In 2013, I scanned the meeting minutes from my grandma Minnie's Farkas Family Tree association. The minutes covered tree meetings from 1933 to 1964. This was a six-month project of scanning, sometimes retyping, also annotating, inserting a directory of who's who, adding the tree's official constitution (two versions LOL), a couple of group photos with captions, and more.
Crucially, I painstakingly created a detailed index. Without an index, this is just a doorstop. With an index, it's a super-useful resource for family history that will be passed down because it's easy to locate the mentions of every ancestor named in the book.

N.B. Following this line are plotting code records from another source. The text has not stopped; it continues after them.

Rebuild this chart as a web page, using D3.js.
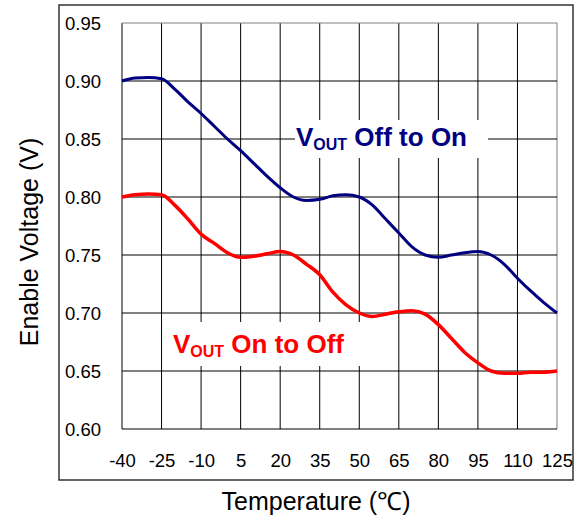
<!DOCTYPE html>
<html>
<head>
<meta charset="utf-8">
<script src="https://cdn.jsdelivr.net/npm/d3@7"></script>
<style>
  body { margin: 0; background: #fff; }
  svg text { font-family: Arial, "Liberation Sans", sans-serif; }
</style>
</head>
<body>
<div id="chart"></div>
<script>
// temperature (°C) every 5 degrees
const temps = d3.range(-40, 126, 5);

// V_OUT off to on threshold (V)
const offToOn = [
  0.900, 0.9025, 0.903, 0.902, 0.893, 0.882, 0.872, 0.861, 0.850, 0.840,
  0.829, 0.818, 0.808, 0.800, 0.797, 0.798, 0.801, 0.802, 0.800, 0.793,
  0.781, 0.769, 0.757, 0.750, 0.748, 0.750, 0.752, 0.753, 0.750, 0.742,
  0.730, 0.719, 0.709, 0.700
];

// V_OUT on to off threshold (V)
const onToOff = [
  0.800, 0.802, 0.8026, 0.802, 0.793, 0.781, 0.768, 0.760, 0.752, 0.748,
  0.749, 0.751, 0.753, 0.750, 0.742, 0.733, 0.718, 0.707, 0.700, 0.697,
  0.699, 0.701, 0.702, 0.699, 0.690, 0.678, 0.666, 0.657, 0.650, 0.648,
  0.648, 0.649, 0.649, 0.650
];

const xTicks = [-40, -25, -10, 5, 20, 35, 50, 65, 80, 95, 110, 125];
const yTicks = [0.60, 0.65, 0.70, 0.75, 0.80, 0.85, 0.90, 0.95];

const W = 581, H = 523;
const plot = { left: 122, top: 23, right: 557, bottom: 429 };

const svg = d3.select("#chart").append("svg")
  .attr("width", W)
  .attr("height", H);

svg.append("rect").attr("width", W).attr("height", H).attr("fill", "#fff");

// outer frame
svg.append("rect")
  .attr("x", 59).attr("y", 5)
  .attr("width", 514).attr("height", 475)
  .attr("fill", "none")
  .attr("stroke", "#333")
  .attr("stroke-width", 1.5);

const x = d3.scaleLinear().domain([-40, 125]).range([plot.left, plot.right]);
const y = d3.scaleLinear().domain([0.60, 0.95]).range([plot.bottom, plot.top]);

// grid
const grid = svg.append("g");
grid.selectAll(".vg")
  .data(xTicks)
  .enter()
  .append("line")
  .attr("x1", d => x(d)).attr("x2", d => x(d))
  .attr("y1", plot.top).attr("y2", plot.bottom)
  .attr("stroke", (d, i) => i === xTicks.length - 1 ? "#808080" : "#000")
  .attr("stroke-width", 1);

grid.selectAll(".hg")
  .data(yTicks)
  .enter()
  .append("line")
  .attr("x1", plot.left).attr("x2", plot.right)
  .attr("y1", d => y(d)).attr("y2", d => y(d))
  .attr("stroke", (d, i) => i === yTicks.length - 1 ? "#808080" : "#000")
  .attr("stroke-width", 1);

// axes labels (no tick marks), plain hyphen for negatives
const xAxis = d3.axisBottom(x).tickValues(xTicks).tickFormat(d => String(d)).tickSize(0).tickPadding(0);
svg.append("g")
  .attr("transform", "translate(0," + plot.bottom + ")")
  .call(xAxis)
  .call(g => g.select(".domain").remove())
  .selectAll("text")
  .attr("dy", null)
  .attr("y", 38)
  .style("font-size", "18.5px")
  .style("font-family", "Arial, 'Liberation Sans', sans-serif")
  .attr("fill", "#000");

const yAxis = d3.axisLeft(y).tickValues(yTicks).tickFormat(d => d.toFixed(2)).tickSize(0).tickPadding(0);
svg.append("g")
  .attr("transform", "translate(" + (plot.left - 21) + ",0)")
  .call(yAxis)
  .call(g => g.select(".domain").remove())
  .selectAll("text")
  .attr("dy", "0.36em")
  .style("font-size", "18.5px")
  .style("font-family", "Arial, 'Liberation Sans', sans-serif")
  .attr("fill", "#000");

// curves
const line = d3.line()
  .x((d, i) => x(temps[i]))
  .y(d => y(d))
  .curve(d3.curveMonotoneX);

svg.append("path")
  .datum(offToOn)
  .attr("d", line)
  .attr("fill", "none")
  .attr("stroke", "#000080")
  .attr("stroke-width", 3);

svg.append("path")
  .datum(onToOff)
  .attr("d", line)
  .attr("fill", "none")
  .attr("stroke", "#ff0000")
  .attr("stroke-width", 3.5);

// series labels on white boxes
function seriesLabel(bx, by, bw, bh, tx, ty, rest, color) {
  svg.append("rect")
    .attr("x", bx).attr("y", by)
    .attr("width", bw).attr("height", bh)
    .attr("fill", "#fff");
  const t = svg.append("text")
    .attr("x", tx).attr("y", ty)
    .attr("fill", color)
    .style("font-weight", "bold")
    .style("font-size", "26px");
  t.append("tspan").text("V");
  t.append("tspan").attr("dy", 4).style("font-size", "16px").text("OUT");
  t.append("tspan").attr("dy", -4).text(" " + rest);
}
seriesLabel(295, 120, 193, 38, 296, 146, "Off to On", "#000080");
seriesLabel(166, 322, 199, 44, 173, 353, "On to Off", "#ff0000");

// axis titles
svg.append("text")
  .attr("x", 316).attr("y", 510)
  .attr("text-anchor", "middle")
  .style("font-size", "25px")
  .text("Temperature (℃)");

svg.append("text")
  .attr("transform", "translate(38,242) rotate(-90)")
  .attr("text-anchor", "middle")
  .style("font-size", "25px")
  .text("Enable Voltage (V)");
</script>
</body>
</html>
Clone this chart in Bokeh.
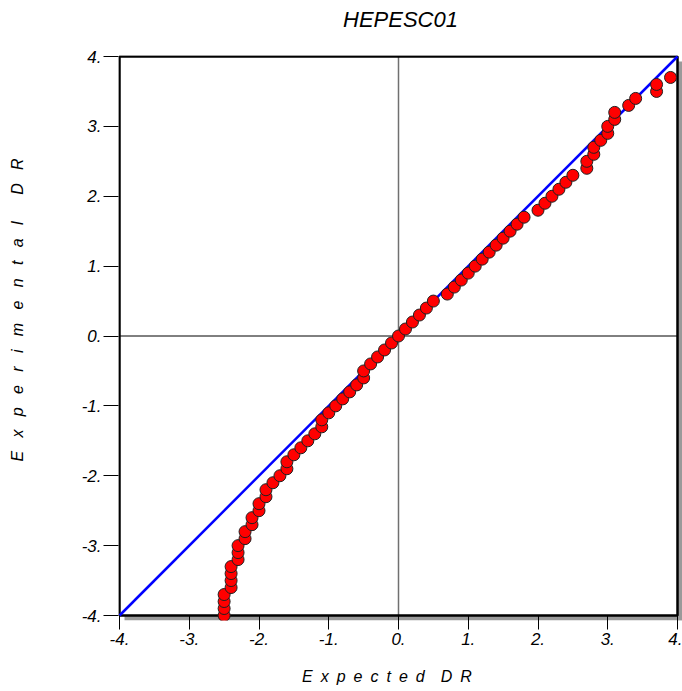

At the time, I printed a few spiral-bound copies (1.5 inches thick, as shown above) for cousins who were especially interested. Soon afterward, I scanned the 500 pages in pdf format, then mailed it out on a USB flash drive to each of my second cousins.
Now, 13 years later, one of my second cousins is asking about this volume. And instead of sending out a USB right away, I'm updating the book in two ways.
First, I'm fine-tuning the index to reflect what I've learned since 2014. Above is one of the handwritten notes I made a few years ago when I discovered the exact relationship of Bela Roth. He was actually a brother-in-law of my great-grandma Lena. Changes like this improve accuracy and may even provoke new memories from my cousins who read through.
Second, I'm updating my list of "who's who" showing which ancestors were the founding members, who their spouses were, who their children were, who their children married. Since 2014, a few of these people have passed away and sadly, I needed to insert death dates.
When finished, this gigantic volume will be ready to again be sent electronically or via mailed USB flash drives to cousins. Also, I will tape a USB to the printed book on my bookshelf, just in case.
My ancestors had the inspired idea of keeping minutes of every monthly meeting and then having these minutes bound into books to be saved and passed down. The least I can do is to keep alive the memories of these people and the family tree association they created and loved so much by sharing the book with cousins. Again!